Having officially accepted women to their undergraduate program in 1837, Oberlin College was the first university postsecondary institution to become coeducational. Following Oberlin, other colleges across the United States began to open their doors to female undergraduates. However there were some universities that stayed single-sex, such as the Seven Sister schools, which praised all-female education, and found that their students would thrive separated from men. In her book, Separate by Degree: Women’s Students’ Experiences in Single-Sex and Coeducational Colleges, Leslie Miller-Bernal states, “women’s colleges have always lived under a banner of controversy…as they developed and became an important part of American higher education, stereotypes have often been used to describe them…but they have also been damaging in their ability to obscure the educational value of women’s colleges and to confuse, if not terrify, potential applicants” (Miller-Bernal p. xv). This banner of controversy that Miller-Bernal goes on to describe is one of the many reasons why single-sex colleges merged to become coeducational institutions, to avoid some negative connotations that might have been associated with their schools, as well as to attract more potential applicants who might have been more interested in the school had it been coeducational. Coeducation, while it plays a large part in how men and women were, and are currently, educated, also affects in what ways the students are educated. In coeducational institutions, the gender demographics affect campus climate outside of the classroom, as well as inside of it; it is important to investigate how coeducation of women affected the gender demographics of student majors, by potentially further developing female-dominated majors, or bridging the gap to male-dominated fields.
Waiting over 100 years to co-educate after Oberlin College, Trinity College officially became a mixed-sex college in 1969. The reasons for Trinity’s acceptance of women were a mutually beneficial decision for both the college and the students; the dean of faculty, Robert Fuller, proposed said reasons to President Lockwood, to explain how Trinity would benefit from accepting women. Fuller explained that studies suggested that men and women educated separately may be at a disadvantage, because they would not be fully prepared for the world after college in which they did not have the option of only working with people of their own sex. At the time at which Dean Fuller was writing this memo he addressed the falling number of applications that Trinity received, and declared that it was because men, at the time, wanted to go to mixed-sex colleges. Therefore, because the number of applications was decreasing, Dean Fuller suggests that the number of talented students at the college was shrinking because there was not as large of a set to choose from. Fuller subsequently gave the President gave three key reasons as to why Trinity could only succeed if it decided to accept women. The first reason present was to accept women would cause Trinity to draw a more talented group of applicants, therefore Trinity would have more talented students; the college could replace less talented men with more talented women. Second, the distraction associated with having a mixed-sex classroom would rapidly diminish with a constant presence of women. Lastly, admitting women would “be continuing [Trinity’s] tradition of undertaking whatever actions are necessary to protect its excellence;” this final piece of logical reasoning, as well as with those previously stated, shows that Dean Fuller truly was focused on protecting the excellence of Trinity, and proved himself right when one year after his memo was read by President Lockwood women were accepted to Trinity College, and the college’s coeducation was official.

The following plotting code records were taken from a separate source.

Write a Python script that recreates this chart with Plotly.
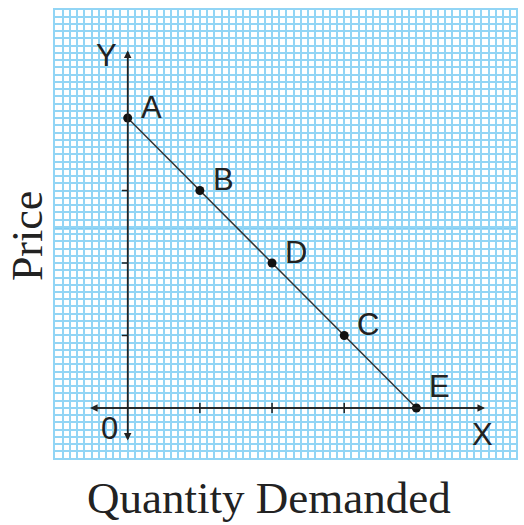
import plotly.graph_objects as go

# demand schedule points (quantity, price) in grid units
point_labels = ["A", "B", "D", "C", "E"]
quantity = [0, 1, 2, 3, 4]
price = [4, 3, 2, 1, 0]
tick_positions = [1, 2, 3]

GRID_BLUE = "#92d5f5"
INK = "#222222"
SANS = "Liberation Sans, Arial, sans-serif"
SERIF = "Liberation Serif, Times New Roman, serif"

fig = go.Figure()

# demand line with points
fig.add_trace(go.Scatter(
    x=quantity, y=price, mode="lines+markers",
    line=dict(color="#333333", width=1.5),
    marker=dict(color="#111111", size=9),
    hoverinfo="skip", showlegend=False,
))

# axis lines with arrowheads
axis_arrows = [
    dict(x=4.95, y=0, ax=-0.52, ay=0),
    dict(x=-0.52, y=0, ax=4.95, ay=0),
    dict(x=0, y=4.93, ax=0, ay=-0.45),
    dict(x=0, y=-0.45, ax=0, ay=4.93),
]
for a in axis_arrows:
    fig.add_annotation(
        x=a["x"], y=a["y"], ax=a["ax"], ay=a["ay"],
        xref="x", yref="y", axref="x", ayref="y",
        showarrow=True, arrowhead=2, arrowsize=1, arrowwidth=1.5,
        arrowcolor=INK, text="",
    )

# tick marks
for t in tick_positions:
    fig.add_shape(type="line", x0=t, x1=t, y0=-0.07, y1=0.07,
                  line=dict(color=INK, width=1.5))
    fig.add_shape(type="line", x0=-0.08, x1=0, y0=t, y1=t,
                  line=dict(color=INK, width=1.5))

# heavier grid line across the middle
fig.add_shape(type="line", xref="paper", x0=0, x1=1, y0=2.48, y1=2.48,
              line=dict(color="#7fcdf3", width=3), layer="below")

# point labels (E sits a bit higher so it clears the x axis)
for lbl, q, p in zip(point_labels, quantity, price):
    fig.add_annotation(x=q, y=p, text=lbl, showarrow=False,
                       xanchor="left", yanchor="middle",
                       xshift=11, yshift=21 if p == 0 else 11,
                       font=dict(family=SANS, size=31, color=INK))

axis_letters = [("Y", -0.30, 4.86), ("X", 4.91, -0.36), ("0", -0.25, -0.28)]
for txt, x, y in axis_letters:
    fig.add_annotation(x=x, y=y, text=txt, showarrow=False,
                       xanchor="center", yanchor="middle",
                       font=dict(family=SANS, size=31, color=INK))

# axis titles
fig.add_annotation(xref="paper", yref="paper", x=-0.061, y=0.495, text="Price",
                   textangle=-90, showarrow=False, xanchor="center", yanchor="middle",
                   font=dict(family=SERIF, size=44, color=INK))
fig.add_annotation(xref="paper", yref="paper", x=0.464, y=-0.089, text="Quantity Demanded",
                   showarrow=False, xanchor="center", yanchor="middle",
                   font=dict(family=SERIF, size=45, color=INK))

fig.update_layout(
    width=524, height=525,
    margin=dict(l=55, r=6, t=10, b=67),
    paper_bgcolor="white", plot_bgcolor="white",
    showlegend=False,
)
fig.update_xaxes(range=[-1.007, 5.38], dtick=0.1, tick0=0, showgrid=True,
                 gridcolor=GRID_BLUE, gridwidth=2, zeroline=False,
                 showticklabels=False, ticks="", fixedrange=True,
                 showline=True, linecolor=GRID_BLUE, linewidth=2, mirror=True)
fig.update_yaxes(range=[-0.69, 5.49], dtick=0.1, tick0=0, showgrid=True,
                 gridcolor=GRID_BLUE, gridwidth=2, zeroline=False,
                 showticklabels=False, ticks="", fixedrange=True,
                 showline=True, linecolor=GRID_BLUE, linewidth=2, mirror=True)

fig.write_html("out.html", config={"displayModeBar": False},
               post_script="document.body.style.margin='0';")
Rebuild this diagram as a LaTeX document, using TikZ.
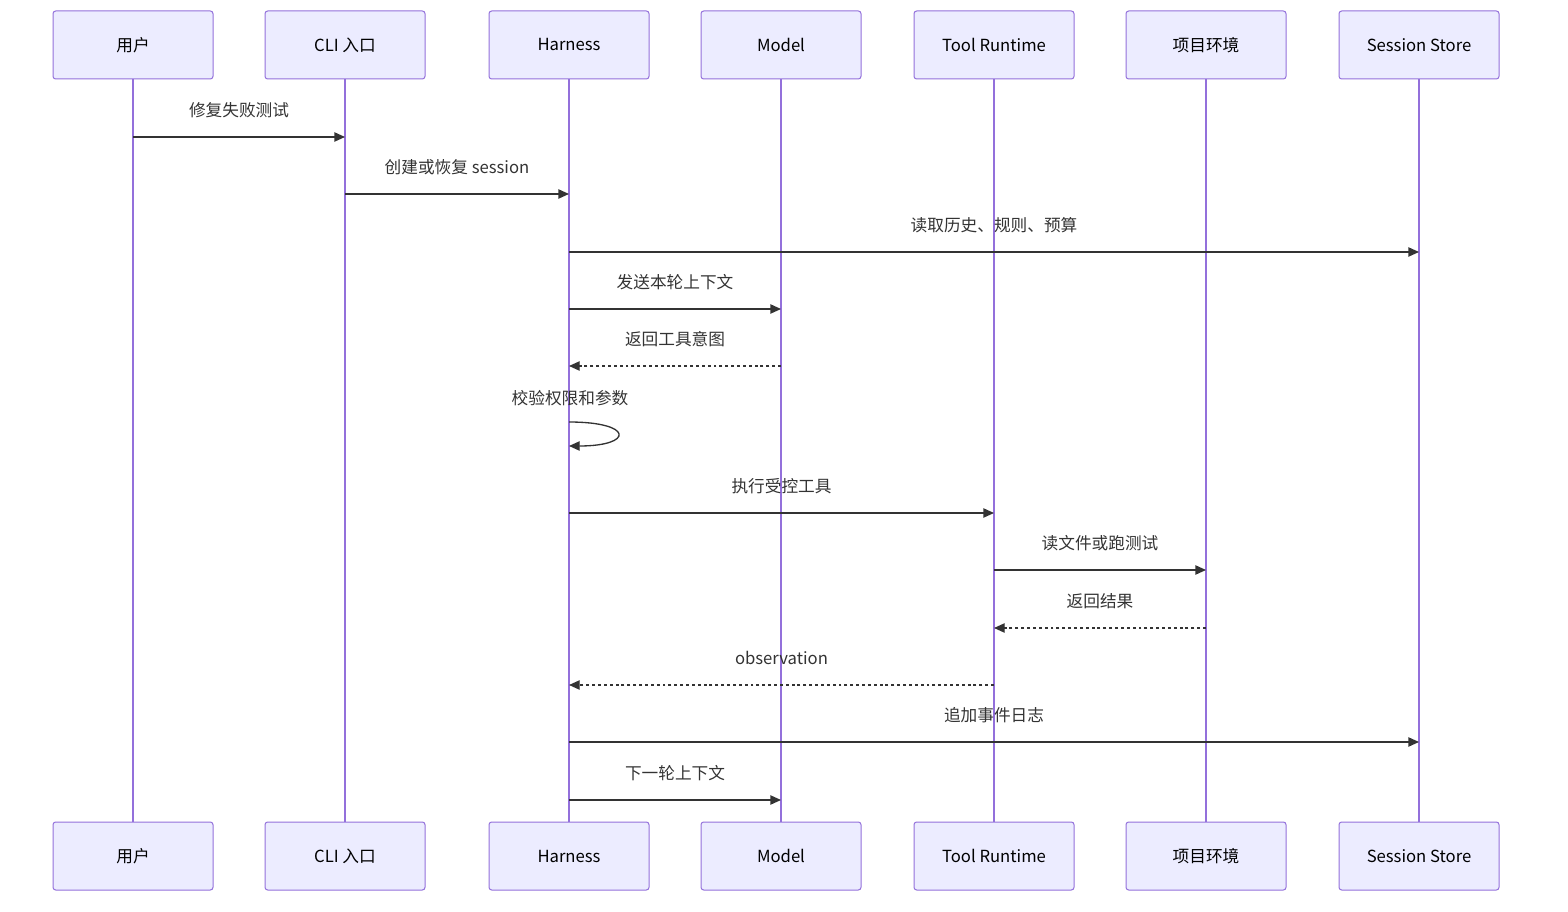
\documentclass[tikz,border=0pt]{standalone}
\usepackage{fontspec}
\setmainfont{Noto Sans CJK SC}
\usetikzlibrary{arrows.meta,calc}
\definecolor{ink}{HTML}{333333}
\definecolor{edge}{HTML}{9370DB}
\definecolor{soft}{HTML}{ECECFF}
\tikzset{
  actor/.style={draw=edge,line width=.75pt,rounded corners=2pt,fill=soft,minimum width=120pt,minimum height=51pt,inner sep=0pt,align=center,font=\fontsize{12.5}{14}\selectfont,text=black},
  life/.style={draw=edge,line width=1.4pt},
  msg/.style={-{Triangle[length=8pt,width=7pt]},draw=ink,line width=1pt},
  rsp/.style={msg,dash pattern=on 2.2pt off 2.2pt},
  lbl/.style={midway,yshift=20pt,font=\fontsize{12.5}{14}\selectfont,text=ink},
}
\begin{document}
\begin{tikzpicture}[x=0.75pt,y=-0.75pt]
  \useasboundingbox (0,0) rectangle (1568,912);
  % lifelines and actors
  \foreach \n/\x/\t in {user/133/用户,cli/345/CLI 入口,harness/569/Harness,model/781/Model,tool/994/Tool Runtime,env/1206/项目环境,store/1419/Session Store} {
    \node[actor] (\n) at (\x,45) {\t};
    \node[actor] (\n b) at (\x,856) {\t};
    \draw[life] (\n.south) -- (\n b.north);
  }
  % message rows
  \foreach \m/\y in {m1/137,m2/194,m3/252,m4/309,m5/366,m6/422,m7/446,m8/513,m9/570,m10/628,m11/685,m12/742,m13/800}
    \coordinate (\m) at (0,\y);
  \draw[msg] (user |- m1) -- node[lbl]{修复失败测试} (cli |- m1);
  \draw[msg] (cli |- m2) -- node[lbl]{创建或恢复 session} (harness |- m2);
  \draw[msg] (harness |- m3) -- node[lbl]{读取历史、规则、预算} (store |- m3);
  \draw[msg] (harness |- m4) -- node[lbl]{发送本轮上下文} (model |- m4);
  \draw[rsp] (model |- m5) -- node[lbl]{返回工具意图} (harness |- m5);
  \node[font=\fontsize{12.5}{14}\selectfont,text=ink] (chk) at ($(harness |- m6)+(1,-24)$) {校验权限和参数};
  \draw[msg] (harness |- m6) .. controls +(65,0) and +(65,0) .. (harness |- m7);
  \draw[msg] (harness |- m8) -- node[lbl]{执行受控工具} (tool |- m8);
  \draw[msg] (tool |- m9) -- node[lbl]{读文件或跑测试} (env |- m9);
  \draw[rsp] (env |- m10) -- node[lbl]{返回结果} (tool |- m10);
  \draw[rsp] (tool |- m11) -- node[lbl]{observation} (harness |- m11);
  \draw[msg] (harness |- m12) -- node[lbl]{追加事件日志} (store |- m12);
  \draw[msg] (harness |- m13) -- node[lbl]{下一轮上下文} (model |- m13);
\end{tikzpicture}
\end{document}
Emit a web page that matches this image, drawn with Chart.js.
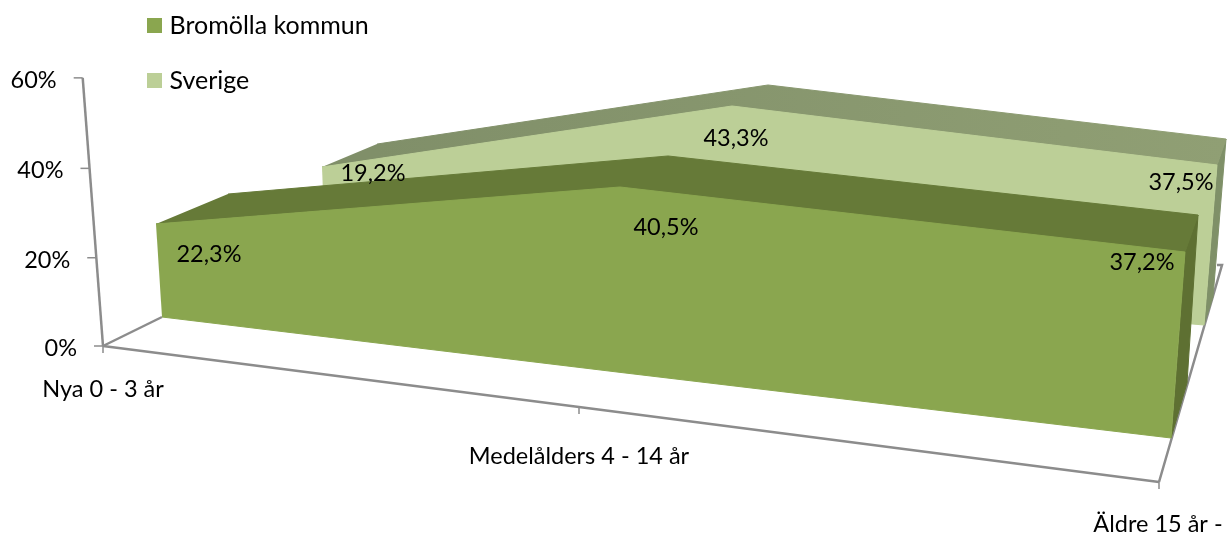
<!DOCTYPE html>
<html>
<head>
<meta charset="utf-8">
<style>html,body{margin:0;padding:0;background:#fff}canvas{display:block}</style>
<script src="https://cdn.jsdelivr.net/npm/chart.js@4"></script>
</head>
<body>
<canvas id="c" width="1229" height="534"></canvas>
<script>
// ---- data ----
const categories = ['Nya 0 - 3 år', 'Medelålders 4 - 14 år', 'Äldre 15 år -'];
const bromolla = [22.3, 40.5, 37.2];
const sverige = [19.2, 43.3, 37.5];
const valueTicks = [0, 20, 40, 60];
const seriesNames = ['Bromölla kommun', 'Sverige'];

// ---- 3D projection: for each slice and category, floor point and the screen vector of 1 % ----
const SLICES = {
  bromFront: [[162,317,-0.269,-4.170],[617,372,0.074,-4.568],[1171,438,0.376,-5.0]],
  bromBack:  [[232,281,-0.18,-3.90],[666,326,0.05,-4.198],[1187,383,0.296,-4.516]],
  svFront:   [[325,246,-0.156,-4.115],[730,284,0.046,-4.111],[1204,325,0.347,-4.267]],
  svBack:    [[380,222,-0.156,-4.06],[766,262,0.046,-4.088],[1213,297,0.347,-4.213]]
};
const project = (slice, cat, v) => {
  const a = SLICES[slice][cat];
  return {x: a[0] + a[2] * v, y: a[1] + a[3] * v};
};
const wall = v => ({x: 103 - 20.3 * v / 60, y: 346 - v * (4.385 + 0.0014 * v)});
const floorFront = [{x:103,y:346},{x:579,y:407},{x:1159,y:482}];
const FLOOR_BACK_LEFT = {x:162,y:317};
const FLOOR_BACK_RIGHT = {x:1222,y:265};
const WALL_FOOT_RIGHT = {x:1217,y:265};

const frontFace = (s, vals) => [
  ...vals.map((v,i) => project(s,i,v)),
  ...vals.map((v,i) => project(s,i,0)).reverse()
];
const topFace = (f, b, vals) => [
  ...vals.map((v,i) => project(f,i,v)),
  ...vals.map((v,i) => project(b,i,v)).reverse()
];
const sideFace = (f, b, vals) => {
  const l = vals.length - 1;
  return [project(f,l,vals[l]), project(b,l,vals[l]), project(b,l,0), project(f,l,0)];
};

const canvas = document.getElementById('c');
const svTopGrad = canvas.getContext('2d').createLinearGradient(375, 0, 1226, 0);
svTopGrad.addColorStop(0, '#808f69');
svTopGrad.addColorStop(1, '#909f74');

const C = {
  brom:'#8aa64f', bromTop:'#667a38', bromSide:'#5e7032',
  sv:'#bccf97', svTop:svTopGrad, svSide:'#7f9068',
  axis:'#8c8c8c', text:'#000000'
};
const face = (label, data, color, order) => ({
  label, data, order, showLine:true, fill:'shape', tension:0,
  backgroundColor:color, borderColor:color, borderWidth:1, pointRadius:0, clip:false
});
const rule = (data, order=9, w=2.5) => ({
  data, order, showLine:true, fill:false, tension:0, borderColor:C.axis, borderWidth:w, pointRadius:0, clip:false, backgroundColor:C.axis
});

const datasets = [
  face(seriesNames[0], frontFace('bromFront', bromolla), C.brom, 1),
  face(seriesNames[1], frontFace('svFront', sverige), C.sv, 4),
  face('', topFace('bromFront','bromBack', bromolla), C.bromTop, 2),
  face('', sideFace('bromFront','bromBack', bromolla), C.bromSide, 3),
  face('', topFace('svFront','svBack', sverige), C.svTop, 5),
  face('', sideFace('svFront','svBack', sverige), C.svSide, 6),
  rule([wall(60), wall(0)]),
  rule([floorFront[0], floorFront[1], floorFront[2]]),
  rule([floorFront[0], FLOOR_BACK_LEFT]),
  rule([floorFront[2], FLOOR_BACK_RIGHT, WALL_FOOT_RIGHT]),
  ...valueTicks.map(v => { const p = wall(v); return rule([{x:p.x-9,y:p.y},{x:p.x,y:p.y}], 9, 1.5); }),
  ...floorFront.map(p => rule([p,{x:p.x,y:p.y+7}], 9, 1.5))
];

const FAMILY = 'Lato, Carlito, sans-serif';
const FONT = '23.5px ' + FAMILY;
const LABEL_OFFS = {
  bromFront:[[53,30],[46,40],[-43,10]],
  svFront:[[51,6],[4,32],[-36,17]]
};
const CAT_OFFS = [[0,43],[0,49],[-1,42]];
const textPlugin = {
  id:'texts',
  afterLayout(chart){
    const lg = chart.legend;
    lg.left = 152 - 30; lg.top = -17;
    lg.right = 1229; lg.bottom = 534;
  },
  afterDraw(chart){
    const {ctx, scales:{x,y}} = chart;
    const px = p => [x.getPixelForValue(p.x), y.getPixelForValue(p.y)];
    ctx.save();
    ctx.font = FONT; ctx.fillStyle = C.text; ctx.textBaseline = 'middle';
    ctx.textAlign = 'right';
    valueTicks.forEach(v => {
      const p = wall(v), [a,b] = px(p);
      ctx.fillText(v + '%', a - 26, b + 2.5);
    });
    ctx.textAlign = 'center';
    categories.forEach((c,i) => {
      const [a,b] = px(floorFront[i]);
      ctx.fillText(c, a + CAT_OFFS[i][0], b + CAT_OFFS[i][1]);
    });
    const fmt = v => v.toFixed(1).replace('.', ',') + '%';
    [['svFront',sverige],['bromFront',bromolla]].forEach(([s,vals]) => {
      vals.forEach((v,i) => {
        const [a,b] = px(project(s,i,v));
        ctx.fillText(fmt(v), a + LABEL_OFFS[s][i][0], b + LABEL_OFFS[s][i][1]);
      });
    });
    ctx.restore();
  }
};

new Chart(canvas, {
  type:'scatter',
  data:{datasets},
  plugins:[textPlugin],
  options:{
    responsive:false, animation:false, events:[],
    layout:{padding:0},
    scales:{
      x:{type:'linear', min:0, max:1229, display:false},
      y:{type:'linear', min:0, max:534, reverse:true, display:false}
    },
    plugins:{
      tooltip:{enabled:false},
      legend:{
        position:'chartArea', align:'start',
        labels:{
          boxWidth:5, boxHeight:5, padding:30,
          font:{family:FAMILY, size:25}, color:C.text,
          filter:item => !!item.text,
          generateLabels(chart){
            return Chart.defaults.plugins.legend.labels.generateLabels(chart).map(it => ({...it, lineWidth:10}));
          }
        }
      }
    }
  }
});
</script>
</body>
</html>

Presently, it has come to the attention of colleges and universities just how large of an impact that the coeducation of women has had on the nation’s higher learning institutions. From an article in the New York Times: “Department of Education statistics who that men, whatever their race or socioeconomic group, are less likely than women to get bachelor’s degrees – and among those who do, fewer complete their degrees in four or five years. Men also get worse grades than women…faced with applications and enrollment numbers that tilt toward women, some selective private colleges are giving men a slight boost in admissions”. This present-day divide is the ironic inversion of what coeducation was like in the 1900s. When women began at mixed-sex institutions they remained in a passive state, letting men remain dominant in fields that stereotypically were not appropriate for women, such as the sciences or the humanities like political science or economics. This dominance has slowly diminished, and has allowed women to find equality in the gender demographics regarding student majors.
 Fuller, Robert. “The Admission of Women Undergraduates to Trinity College.” Print.